• _Exercise prompt_
Reproduce nothing but the lines from the start of the material through the line that includes "import pandas as pd", both ends included, and omit every picture.

• _Supplied information_
◇ ◇ ◇ ◇ ◇
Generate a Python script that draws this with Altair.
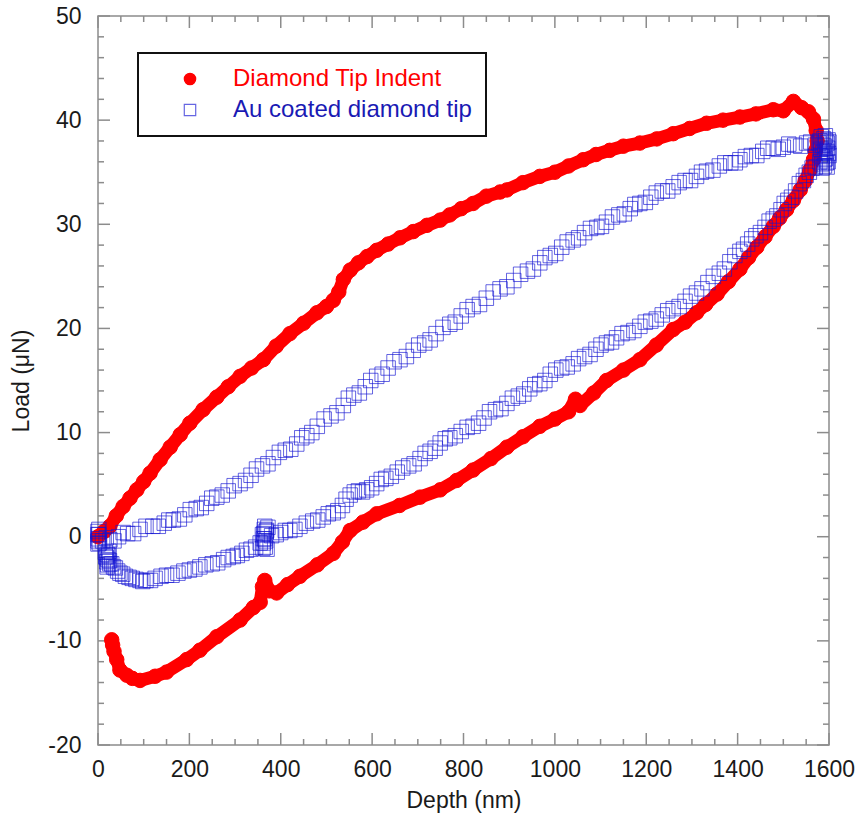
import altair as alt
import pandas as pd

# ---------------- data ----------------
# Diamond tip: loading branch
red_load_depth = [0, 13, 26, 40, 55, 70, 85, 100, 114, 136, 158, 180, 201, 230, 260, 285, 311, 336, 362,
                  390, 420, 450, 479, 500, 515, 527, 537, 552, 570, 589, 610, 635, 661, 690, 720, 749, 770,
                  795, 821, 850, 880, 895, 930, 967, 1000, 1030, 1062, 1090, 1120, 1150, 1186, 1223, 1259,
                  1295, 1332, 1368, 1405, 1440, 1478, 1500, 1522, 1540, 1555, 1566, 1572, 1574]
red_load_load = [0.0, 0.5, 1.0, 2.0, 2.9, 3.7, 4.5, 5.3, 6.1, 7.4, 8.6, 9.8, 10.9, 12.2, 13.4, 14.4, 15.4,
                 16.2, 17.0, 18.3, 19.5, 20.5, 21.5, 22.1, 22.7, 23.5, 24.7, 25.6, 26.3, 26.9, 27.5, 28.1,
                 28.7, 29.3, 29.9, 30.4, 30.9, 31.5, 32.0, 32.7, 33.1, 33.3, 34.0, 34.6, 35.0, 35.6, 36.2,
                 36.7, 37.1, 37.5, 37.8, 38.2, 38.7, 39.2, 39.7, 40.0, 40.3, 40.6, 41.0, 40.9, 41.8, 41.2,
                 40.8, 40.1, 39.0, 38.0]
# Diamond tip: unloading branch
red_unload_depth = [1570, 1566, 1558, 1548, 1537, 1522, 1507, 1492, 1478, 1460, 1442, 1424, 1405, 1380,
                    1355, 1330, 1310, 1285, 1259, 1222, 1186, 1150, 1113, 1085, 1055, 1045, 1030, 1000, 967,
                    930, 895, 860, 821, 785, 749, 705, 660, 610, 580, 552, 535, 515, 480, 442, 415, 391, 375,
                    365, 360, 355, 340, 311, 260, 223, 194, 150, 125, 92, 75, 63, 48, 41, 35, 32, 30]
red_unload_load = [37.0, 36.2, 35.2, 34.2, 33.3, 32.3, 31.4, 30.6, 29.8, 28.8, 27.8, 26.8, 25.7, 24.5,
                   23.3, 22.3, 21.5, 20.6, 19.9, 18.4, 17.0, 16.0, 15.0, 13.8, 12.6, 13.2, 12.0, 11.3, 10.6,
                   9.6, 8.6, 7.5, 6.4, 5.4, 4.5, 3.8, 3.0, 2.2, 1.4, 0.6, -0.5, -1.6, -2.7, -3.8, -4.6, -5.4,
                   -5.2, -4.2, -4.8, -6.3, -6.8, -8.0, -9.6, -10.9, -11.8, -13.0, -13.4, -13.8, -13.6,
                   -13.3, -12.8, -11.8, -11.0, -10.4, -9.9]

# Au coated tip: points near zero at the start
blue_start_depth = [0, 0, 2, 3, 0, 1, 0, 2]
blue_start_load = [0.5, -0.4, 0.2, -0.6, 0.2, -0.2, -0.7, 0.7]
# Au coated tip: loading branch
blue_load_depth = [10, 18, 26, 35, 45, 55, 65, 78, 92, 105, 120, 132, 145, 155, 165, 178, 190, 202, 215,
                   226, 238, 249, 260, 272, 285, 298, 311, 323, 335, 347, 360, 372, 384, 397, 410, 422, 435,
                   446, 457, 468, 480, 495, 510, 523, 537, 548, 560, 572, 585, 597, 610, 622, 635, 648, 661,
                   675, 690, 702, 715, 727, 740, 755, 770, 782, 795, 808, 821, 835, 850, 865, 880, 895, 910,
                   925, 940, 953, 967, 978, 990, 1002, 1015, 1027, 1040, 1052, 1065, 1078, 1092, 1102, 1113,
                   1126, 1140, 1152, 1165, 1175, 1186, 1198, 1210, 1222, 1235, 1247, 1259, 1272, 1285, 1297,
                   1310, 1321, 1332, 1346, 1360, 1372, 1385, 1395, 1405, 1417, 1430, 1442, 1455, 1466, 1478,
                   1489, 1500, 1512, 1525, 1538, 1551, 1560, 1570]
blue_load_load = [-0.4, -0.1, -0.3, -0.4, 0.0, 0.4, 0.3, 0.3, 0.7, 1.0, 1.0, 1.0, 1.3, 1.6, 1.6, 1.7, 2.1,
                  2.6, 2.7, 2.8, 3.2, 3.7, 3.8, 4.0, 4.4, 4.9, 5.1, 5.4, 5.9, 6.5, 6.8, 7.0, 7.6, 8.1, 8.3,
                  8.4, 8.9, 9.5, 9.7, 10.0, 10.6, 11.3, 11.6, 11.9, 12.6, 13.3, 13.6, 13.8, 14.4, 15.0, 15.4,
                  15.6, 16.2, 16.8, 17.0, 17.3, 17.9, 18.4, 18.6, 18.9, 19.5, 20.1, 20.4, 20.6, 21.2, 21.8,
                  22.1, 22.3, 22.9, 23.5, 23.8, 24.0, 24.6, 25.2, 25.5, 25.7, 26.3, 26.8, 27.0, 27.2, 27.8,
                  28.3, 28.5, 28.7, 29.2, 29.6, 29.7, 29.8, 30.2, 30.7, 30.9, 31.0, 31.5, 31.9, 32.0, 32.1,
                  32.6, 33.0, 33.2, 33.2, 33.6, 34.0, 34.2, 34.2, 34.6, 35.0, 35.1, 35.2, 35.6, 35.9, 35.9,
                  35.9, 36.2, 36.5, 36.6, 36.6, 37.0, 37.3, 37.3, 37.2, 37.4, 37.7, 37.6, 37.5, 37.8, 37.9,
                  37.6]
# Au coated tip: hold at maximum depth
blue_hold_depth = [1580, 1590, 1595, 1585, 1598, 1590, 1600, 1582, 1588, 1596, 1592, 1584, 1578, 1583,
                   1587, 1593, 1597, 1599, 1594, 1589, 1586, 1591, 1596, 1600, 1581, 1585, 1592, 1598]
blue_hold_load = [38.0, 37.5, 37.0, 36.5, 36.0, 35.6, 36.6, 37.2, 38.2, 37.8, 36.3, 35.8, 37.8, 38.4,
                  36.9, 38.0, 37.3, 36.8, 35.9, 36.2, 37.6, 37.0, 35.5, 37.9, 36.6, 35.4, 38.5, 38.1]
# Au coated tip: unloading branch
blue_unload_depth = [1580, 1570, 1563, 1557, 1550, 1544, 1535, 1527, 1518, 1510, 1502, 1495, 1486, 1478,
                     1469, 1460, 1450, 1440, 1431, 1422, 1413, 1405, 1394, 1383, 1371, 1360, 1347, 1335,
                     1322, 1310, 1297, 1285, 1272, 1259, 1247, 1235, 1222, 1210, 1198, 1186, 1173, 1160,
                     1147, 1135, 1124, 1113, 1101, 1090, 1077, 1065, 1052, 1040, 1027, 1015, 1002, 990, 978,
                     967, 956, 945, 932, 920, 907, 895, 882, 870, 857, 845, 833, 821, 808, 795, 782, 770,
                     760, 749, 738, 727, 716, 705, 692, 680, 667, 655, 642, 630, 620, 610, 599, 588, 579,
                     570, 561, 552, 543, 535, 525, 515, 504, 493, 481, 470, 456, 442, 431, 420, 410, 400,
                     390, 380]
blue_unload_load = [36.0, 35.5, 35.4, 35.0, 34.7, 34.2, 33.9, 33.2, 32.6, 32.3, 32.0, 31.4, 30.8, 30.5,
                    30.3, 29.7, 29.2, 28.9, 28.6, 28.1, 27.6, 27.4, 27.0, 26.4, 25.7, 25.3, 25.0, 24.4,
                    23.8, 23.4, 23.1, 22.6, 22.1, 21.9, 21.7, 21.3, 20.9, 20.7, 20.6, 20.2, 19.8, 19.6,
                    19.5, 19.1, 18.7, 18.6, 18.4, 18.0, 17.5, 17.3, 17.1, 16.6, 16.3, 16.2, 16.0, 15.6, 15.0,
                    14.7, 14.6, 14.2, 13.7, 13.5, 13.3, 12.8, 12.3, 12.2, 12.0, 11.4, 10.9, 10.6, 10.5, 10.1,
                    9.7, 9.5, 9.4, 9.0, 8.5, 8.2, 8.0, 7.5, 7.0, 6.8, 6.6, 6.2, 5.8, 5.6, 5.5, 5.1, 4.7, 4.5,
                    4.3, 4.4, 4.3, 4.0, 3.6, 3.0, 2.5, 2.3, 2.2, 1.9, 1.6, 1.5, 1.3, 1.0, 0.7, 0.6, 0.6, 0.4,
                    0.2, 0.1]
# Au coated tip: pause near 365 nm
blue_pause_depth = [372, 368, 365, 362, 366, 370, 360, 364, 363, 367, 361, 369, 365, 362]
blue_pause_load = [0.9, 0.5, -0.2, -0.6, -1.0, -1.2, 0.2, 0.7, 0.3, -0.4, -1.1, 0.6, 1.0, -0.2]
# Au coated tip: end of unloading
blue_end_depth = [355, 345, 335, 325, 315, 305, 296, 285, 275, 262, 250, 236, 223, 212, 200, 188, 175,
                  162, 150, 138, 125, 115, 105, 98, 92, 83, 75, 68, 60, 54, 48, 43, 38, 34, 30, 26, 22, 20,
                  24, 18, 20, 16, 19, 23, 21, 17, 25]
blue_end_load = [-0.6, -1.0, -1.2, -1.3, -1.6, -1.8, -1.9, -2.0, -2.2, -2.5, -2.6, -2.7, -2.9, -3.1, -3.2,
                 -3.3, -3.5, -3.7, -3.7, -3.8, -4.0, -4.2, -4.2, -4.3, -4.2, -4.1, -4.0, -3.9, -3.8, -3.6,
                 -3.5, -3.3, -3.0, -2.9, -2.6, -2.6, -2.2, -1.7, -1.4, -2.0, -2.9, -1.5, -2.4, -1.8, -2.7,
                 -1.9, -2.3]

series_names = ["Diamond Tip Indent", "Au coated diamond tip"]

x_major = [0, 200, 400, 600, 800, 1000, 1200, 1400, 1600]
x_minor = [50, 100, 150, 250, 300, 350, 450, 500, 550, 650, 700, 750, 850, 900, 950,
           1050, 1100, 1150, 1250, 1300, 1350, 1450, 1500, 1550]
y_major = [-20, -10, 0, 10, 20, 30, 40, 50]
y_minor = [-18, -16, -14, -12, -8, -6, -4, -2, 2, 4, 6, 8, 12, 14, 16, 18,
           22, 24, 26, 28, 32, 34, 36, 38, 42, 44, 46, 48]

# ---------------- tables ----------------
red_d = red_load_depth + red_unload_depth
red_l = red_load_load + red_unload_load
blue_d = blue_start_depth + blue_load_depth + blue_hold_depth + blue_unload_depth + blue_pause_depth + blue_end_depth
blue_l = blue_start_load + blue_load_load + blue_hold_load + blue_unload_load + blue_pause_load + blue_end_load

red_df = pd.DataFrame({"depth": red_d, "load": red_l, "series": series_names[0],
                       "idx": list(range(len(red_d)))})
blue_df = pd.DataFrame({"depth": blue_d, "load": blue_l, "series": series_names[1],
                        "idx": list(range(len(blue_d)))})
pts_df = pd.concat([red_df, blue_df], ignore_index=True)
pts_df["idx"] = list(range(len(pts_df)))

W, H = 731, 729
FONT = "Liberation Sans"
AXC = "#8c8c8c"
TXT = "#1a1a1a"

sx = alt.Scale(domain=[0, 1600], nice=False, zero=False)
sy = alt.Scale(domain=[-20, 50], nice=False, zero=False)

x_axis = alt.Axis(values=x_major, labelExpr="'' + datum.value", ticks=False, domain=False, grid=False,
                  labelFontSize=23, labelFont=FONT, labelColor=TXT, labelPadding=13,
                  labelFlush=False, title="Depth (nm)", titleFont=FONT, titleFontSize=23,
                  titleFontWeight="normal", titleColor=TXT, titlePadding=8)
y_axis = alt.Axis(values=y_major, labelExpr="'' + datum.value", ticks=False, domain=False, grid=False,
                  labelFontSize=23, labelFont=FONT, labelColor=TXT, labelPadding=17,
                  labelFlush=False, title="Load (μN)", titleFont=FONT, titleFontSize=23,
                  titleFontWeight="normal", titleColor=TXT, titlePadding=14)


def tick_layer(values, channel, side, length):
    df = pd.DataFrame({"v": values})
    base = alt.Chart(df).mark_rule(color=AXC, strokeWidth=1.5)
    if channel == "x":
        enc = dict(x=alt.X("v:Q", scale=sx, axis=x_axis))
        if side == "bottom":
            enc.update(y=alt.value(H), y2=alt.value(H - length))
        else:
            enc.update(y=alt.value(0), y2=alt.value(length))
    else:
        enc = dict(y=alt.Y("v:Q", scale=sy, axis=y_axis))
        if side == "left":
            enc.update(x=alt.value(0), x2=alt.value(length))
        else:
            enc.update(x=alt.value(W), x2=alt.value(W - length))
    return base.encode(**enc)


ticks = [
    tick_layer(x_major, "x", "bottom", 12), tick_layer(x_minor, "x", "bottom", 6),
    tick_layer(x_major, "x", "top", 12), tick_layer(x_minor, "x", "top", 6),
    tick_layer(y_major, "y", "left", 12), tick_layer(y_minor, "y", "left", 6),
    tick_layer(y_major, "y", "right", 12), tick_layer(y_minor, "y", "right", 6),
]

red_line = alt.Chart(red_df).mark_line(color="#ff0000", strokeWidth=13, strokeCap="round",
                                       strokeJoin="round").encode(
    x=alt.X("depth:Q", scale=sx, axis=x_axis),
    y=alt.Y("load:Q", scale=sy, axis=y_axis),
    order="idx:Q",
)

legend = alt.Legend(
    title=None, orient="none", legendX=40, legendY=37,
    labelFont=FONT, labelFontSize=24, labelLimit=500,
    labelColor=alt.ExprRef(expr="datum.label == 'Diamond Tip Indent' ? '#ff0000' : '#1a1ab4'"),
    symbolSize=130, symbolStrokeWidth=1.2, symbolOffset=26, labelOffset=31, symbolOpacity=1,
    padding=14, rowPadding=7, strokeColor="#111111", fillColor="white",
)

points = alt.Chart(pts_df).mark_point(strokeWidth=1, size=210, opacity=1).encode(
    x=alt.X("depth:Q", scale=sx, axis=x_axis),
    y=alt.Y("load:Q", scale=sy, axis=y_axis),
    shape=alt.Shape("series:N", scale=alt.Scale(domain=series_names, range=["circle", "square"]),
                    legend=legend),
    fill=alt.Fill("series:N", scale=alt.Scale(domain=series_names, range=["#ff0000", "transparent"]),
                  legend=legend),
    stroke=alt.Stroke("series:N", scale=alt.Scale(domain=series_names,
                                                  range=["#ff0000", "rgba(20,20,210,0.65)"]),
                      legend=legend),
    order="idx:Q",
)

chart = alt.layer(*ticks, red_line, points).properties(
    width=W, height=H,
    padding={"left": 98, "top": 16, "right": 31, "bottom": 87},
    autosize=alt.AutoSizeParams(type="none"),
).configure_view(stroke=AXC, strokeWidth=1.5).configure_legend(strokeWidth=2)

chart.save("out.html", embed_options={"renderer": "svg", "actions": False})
◇ ◇ ◇ ◇ ◇
• _Complete answer_
Generate a Python script that draws this with Altair.
import altair as alt
import pandas as pd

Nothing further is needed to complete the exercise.